— begin Data excerpt —

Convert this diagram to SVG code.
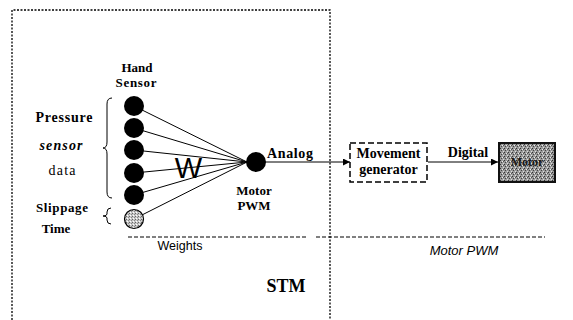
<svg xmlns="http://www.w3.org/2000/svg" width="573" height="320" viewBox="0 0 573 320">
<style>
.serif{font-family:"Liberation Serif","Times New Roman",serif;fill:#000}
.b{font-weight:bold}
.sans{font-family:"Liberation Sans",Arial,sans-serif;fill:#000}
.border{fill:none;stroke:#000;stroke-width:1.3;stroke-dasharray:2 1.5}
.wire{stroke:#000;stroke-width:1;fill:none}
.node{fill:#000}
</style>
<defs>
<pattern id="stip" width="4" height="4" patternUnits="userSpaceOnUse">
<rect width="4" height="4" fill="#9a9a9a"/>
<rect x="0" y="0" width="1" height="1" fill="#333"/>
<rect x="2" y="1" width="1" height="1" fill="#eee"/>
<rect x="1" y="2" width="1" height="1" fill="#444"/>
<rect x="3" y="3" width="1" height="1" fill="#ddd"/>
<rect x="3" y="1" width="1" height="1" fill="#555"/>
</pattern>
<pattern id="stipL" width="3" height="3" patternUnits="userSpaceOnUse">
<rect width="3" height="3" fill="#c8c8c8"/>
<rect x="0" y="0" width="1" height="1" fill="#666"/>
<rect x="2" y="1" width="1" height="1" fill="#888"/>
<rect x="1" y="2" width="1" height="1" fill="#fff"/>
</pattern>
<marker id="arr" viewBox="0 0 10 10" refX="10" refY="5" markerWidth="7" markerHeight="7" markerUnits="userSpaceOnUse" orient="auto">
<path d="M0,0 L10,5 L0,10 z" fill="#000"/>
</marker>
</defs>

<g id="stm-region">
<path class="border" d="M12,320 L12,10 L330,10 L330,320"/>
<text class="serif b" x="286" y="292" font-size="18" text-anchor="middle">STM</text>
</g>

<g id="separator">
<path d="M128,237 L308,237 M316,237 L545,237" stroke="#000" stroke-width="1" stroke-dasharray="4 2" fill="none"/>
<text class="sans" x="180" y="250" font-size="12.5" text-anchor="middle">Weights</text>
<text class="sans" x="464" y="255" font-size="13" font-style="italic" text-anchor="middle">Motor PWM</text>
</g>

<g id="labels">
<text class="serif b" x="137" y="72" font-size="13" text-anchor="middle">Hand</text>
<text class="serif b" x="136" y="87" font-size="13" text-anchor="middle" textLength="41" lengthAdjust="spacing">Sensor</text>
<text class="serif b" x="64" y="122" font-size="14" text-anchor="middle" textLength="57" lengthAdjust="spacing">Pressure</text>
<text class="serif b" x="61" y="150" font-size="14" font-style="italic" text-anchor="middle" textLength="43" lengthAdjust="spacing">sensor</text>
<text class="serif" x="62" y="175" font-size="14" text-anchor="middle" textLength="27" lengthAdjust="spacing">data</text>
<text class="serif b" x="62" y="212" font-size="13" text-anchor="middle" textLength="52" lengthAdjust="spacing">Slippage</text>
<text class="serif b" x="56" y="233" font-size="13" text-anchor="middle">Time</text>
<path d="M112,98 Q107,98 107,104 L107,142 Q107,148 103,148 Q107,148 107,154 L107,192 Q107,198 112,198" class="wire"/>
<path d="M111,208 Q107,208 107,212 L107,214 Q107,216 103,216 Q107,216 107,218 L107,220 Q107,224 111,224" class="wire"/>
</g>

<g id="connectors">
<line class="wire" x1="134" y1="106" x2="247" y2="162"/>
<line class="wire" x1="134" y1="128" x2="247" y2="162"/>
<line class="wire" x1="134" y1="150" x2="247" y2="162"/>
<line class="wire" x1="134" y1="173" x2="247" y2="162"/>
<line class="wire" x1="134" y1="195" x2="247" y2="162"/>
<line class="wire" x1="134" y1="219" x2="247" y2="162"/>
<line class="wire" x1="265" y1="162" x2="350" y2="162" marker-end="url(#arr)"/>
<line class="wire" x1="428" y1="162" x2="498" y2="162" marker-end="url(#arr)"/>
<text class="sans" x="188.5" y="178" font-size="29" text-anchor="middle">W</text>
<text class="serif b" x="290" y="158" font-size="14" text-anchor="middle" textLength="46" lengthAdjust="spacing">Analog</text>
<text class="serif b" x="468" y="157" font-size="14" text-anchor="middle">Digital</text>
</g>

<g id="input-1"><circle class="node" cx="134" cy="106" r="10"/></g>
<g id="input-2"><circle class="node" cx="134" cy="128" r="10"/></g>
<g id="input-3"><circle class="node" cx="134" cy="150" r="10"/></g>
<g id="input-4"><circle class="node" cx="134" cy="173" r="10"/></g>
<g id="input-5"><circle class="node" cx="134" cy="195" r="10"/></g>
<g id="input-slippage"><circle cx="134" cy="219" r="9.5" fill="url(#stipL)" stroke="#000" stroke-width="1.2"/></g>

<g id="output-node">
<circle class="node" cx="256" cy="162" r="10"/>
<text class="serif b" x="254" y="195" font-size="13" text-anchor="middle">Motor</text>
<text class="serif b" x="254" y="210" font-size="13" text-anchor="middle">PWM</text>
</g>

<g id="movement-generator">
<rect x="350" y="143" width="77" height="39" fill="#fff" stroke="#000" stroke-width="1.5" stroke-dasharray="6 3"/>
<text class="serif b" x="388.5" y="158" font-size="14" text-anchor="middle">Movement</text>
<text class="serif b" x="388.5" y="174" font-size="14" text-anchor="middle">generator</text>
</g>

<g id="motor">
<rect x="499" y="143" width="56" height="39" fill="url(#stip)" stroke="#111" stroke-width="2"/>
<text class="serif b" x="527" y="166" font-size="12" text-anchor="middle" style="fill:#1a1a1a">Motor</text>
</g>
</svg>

— end Data excerpt —

Work to do => All the material shown above is to be copied exactly, with no pictures carried over.

The answer =>
Convert this diagram to SVG code.
<svg xmlns="http://www.w3.org/2000/svg" width="573" height="320" viewBox="0 0 573 320">
<style>
.serif{font-family:"Liberation Serif","Times New Roman",serif;fill:#000}
.b{font-weight:bold}
.sans{font-family:"Liberation Sans",Arial,sans-serif;fill:#000}
.border{fill:none;stroke:#000;stroke-width:1.3;stroke-dasharray:2 1.5}
.wire{stroke:#000;stroke-width:1;fill:none}
.node{fill:#000}
</style>
<defs>
<pattern id="stip" width="4" height="4" patternUnits="userSpaceOnUse">
<rect width="4" height="4" fill="#9a9a9a"/>
<rect x="0" y="0" width="1" height="1" fill="#333"/>
<rect x="2" y="1" width="1" height="1" fill="#eee"/>
<rect x="1" y="2" width="1" height="1" fill="#444"/>
<rect x="3" y="3" width="1" height="1" fill="#ddd"/>
<rect x="3" y="1" width="1" height="1" fill="#555"/>
</pattern>
<pattern id="stipL" width="3" height="3" patternUnits="userSpaceOnUse">
<rect width="3" height="3" fill="#c8c8c8"/>
<rect x="0" y="0" width="1" height="1" fill="#666"/>
<rect x="2" y="1" width="1" height="1" fill="#888"/>
<rect x="1" y="2" width="1" height="1" fill="#fff"/>
</pattern>
<marker id="arr" viewBox="0 0 10 10" refX="10" refY="5" markerWidth="7" markerHeight="7" markerUnits="userSpaceOnUse" orient="auto">
<path d="M0,0 L10,5 L0,10 z" fill="#000"/>
</marker>
</defs>

<g id="stm-region">
<path class="border" d="M12,320 L12,10 L330,10 L330,320"/>
<text class="serif b" x="286" y="292" font-size="18" text-anchor="middle">STM</text>
</g>

<g id="separator">
<path d="M128,237 L308,237 M316,237 L545,237" stroke="#000" stroke-width="1" stroke-dasharray="4 2" fill="none"/>
<text class="sans" x="180" y="250" font-size="12.5" text-anchor="middle">Weights</text>
<text class="sans" x="464" y="255" font-size="13" font-style="italic" text-anchor="middle">Motor PWM</text>
</g>

<g id="labels">
<text class="serif b" x="137" y="72" font-size="13" text-anchor="middle">Hand</text>
<text class="serif b" x="136" y="87" font-size="13" text-anchor="middle" textLength="41" lengthAdjust="spacing">Sensor</text>
<text class="serif b" x="64" y="122" font-size="14" text-anchor="middle" textLength="57" lengthAdjust="spacing">Pressure</text>
<text class="serif b" x="61" y="150" font-size="14" font-style="italic" text-anchor="middle" textLength="43" lengthAdjust="spacing">sensor</text>
<text class="serif" x="62" y="175" font-size="14" text-anchor="middle" textLength="27" lengthAdjust="spacing">data</text>
<text class="serif b" x="62" y="212" font-size="13" text-anchor="middle" textLength="52" lengthAdjust="spacing">Slippage</text>
<text class="serif b" x="56" y="233" font-size="13" text-anchor="middle">Time</text>
<path d="M112,98 Q107,98 107,104 L107,142 Q107,148 103,148 Q107,148 107,154 L107,192 Q107,198 112,198" class="wire"/>
<path d="M111,208 Q107,208 107,212 L107,214 Q107,216 103,216 Q107,216 107,218 L107,220 Q107,224 111,224" class="wire"/>
</g>

<g id="connectors">
<line class="wire" x1="134" y1="106" x2="247" y2="162"/>
<line class="wire" x1="134" y1="128" x2="247" y2="162"/>
<line class="wire" x1="134" y1="150" x2="247" y2="162"/>
<line class="wire" x1="134" y1="173" x2="247" y2="162"/>
<line class="wire" x1="134" y1="195" x2="247" y2="162"/>
<line class="wire" x1="134" y1="219" x2="247" y2="162"/>
<line class="wire" x1="265" y1="162" x2="350" y2="162" marker-end="url(#arr)"/>
<line class="wire" x1="428" y1="162" x2="498" y2="162" marker-end="url(#arr)"/>
<text class="sans" x="188.5" y="178" font-size="29" text-anchor="middle">W</text>
<text class="serif b" x="290" y="158" font-size="14" text-anchor="middle" textLength="46" lengthAdjust="spacing">Analog</text>
<text class="serif b" x="468" y="157" font-size="14" text-anchor="middle">Digital</text>
</g>

<g id="input-1"><circle class="node" cx="134" cy="106" r="10"/></g>
<g id="input-2"><circle class="node" cx="134" cy="128" r="10"/></g>
<g id="input-3"><circle class="node" cx="134" cy="150" r="10"/></g>
<g id="input-4"><circle class="node" cx="134" cy="173" r="10"/></g>
<g id="input-5"><circle class="node" cx="134" cy="195" r="10"/></g>
<g id="input-slippage"><circle cx="134" cy="219" r="9.5" fill="url(#stipL)" stroke="#000" stroke-width="1.2"/></g>

<g id="output-node">
<circle class="node" cx="256" cy="162" r="10"/>
<text class="serif b" x="254" y="195" font-size="13" text-anchor="middle">Motor</text>
<text class="serif b" x="254" y="210" font-size="13" text-anchor="middle">PWM</text>
</g>

<g id="movement-generator">
<rect x="350" y="143" width="77" height="39" fill="#fff" stroke="#000" stroke-width="1.5" stroke-dasharray="6 3"/>
<text class="serif b" x="388.5" y="158" font-size="14" text-anchor="middle">Movement</text>
<text class="serif b" x="388.5" y="174" font-size="14" text-anchor="middle">generator</text>
</g>

<g id="motor">
<rect x="499" y="143" width="56" height="39" fill="url(#stip)" stroke="#111" stroke-width="2"/>
<text class="serif b" x="527" y="166" font-size="12" text-anchor="middle" style="fill:#1a1a1a">Motor</text>
</g>
</svg>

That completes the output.